MOVIEMOVESME: How did you two meet and how did you get attracted to this project?

Ann Marie Fleming: We met over twenty years ago in Vancouver. We were supposed to make a film together which didn’t work out. I went to Germany, this whole thing started like twenty years ago, called Sandra up a couple years ago, and she happened to be at this festival, and she goes, “Okay”. I went,”What?”

 Sandra Oh: That’s what can happen in Canada, if you have relationships which you can keep, if you stay in the game, it makes you feel like a part of the cummunity. She called me up and asked if I can read the script, the graphic novel, and I was extremely moved by it.
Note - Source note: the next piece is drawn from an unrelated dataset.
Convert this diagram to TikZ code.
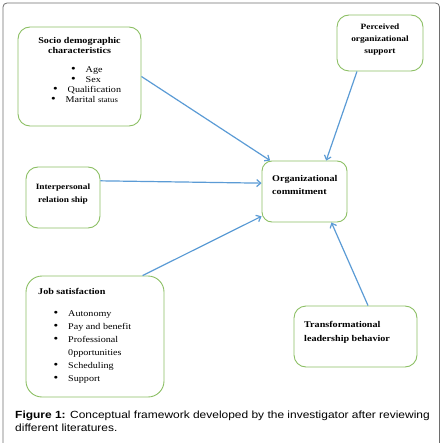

That’s why I said I’ll voice it and do whatever I can to help you make it.

Ann Marie Fleming: I didn’t expect anything but a couple of hours of your time and then here Sandra was, leading the charge for this film.

Sandra Oh: Oh my God, I had to brave the world of social media! But the thing we got most out of our campaigns was people from the online community saying this is their story. It blew people’s minds.

MOVIEMOVESME: How did you end up having Sandra Oh involved in ‘Window Horses’?

Ann Marie Fleming: I had met her eight years before and we had a lovely conversation, I was talking about this project and years later it was Sandra asking her. She of course has huge respect for Sandra’s work and that’s why she opened the page. She loved the story and is also very committed to presenting Iranian culture and Persian poetry in particular.

Sandra Oh: We were here in Toronto and Emery was struggling to find the perfect voice for Dimar, which was something quite specific in her head. One day we needed a swing male voice and I was like, “Dawn, can you come hang out with me?” He had just come back from a film festival in Shanghai and was angling out with a German director speaking in a German accent and he sounded so good! In our heads, we went like, “Oh my God, that’s him, that’s Dimar!” We asked him if he wanted to do this with us and he was like, “I don’t know, I’m supposed to have breakfast with boy scouts.” There was something he had to move and then voila!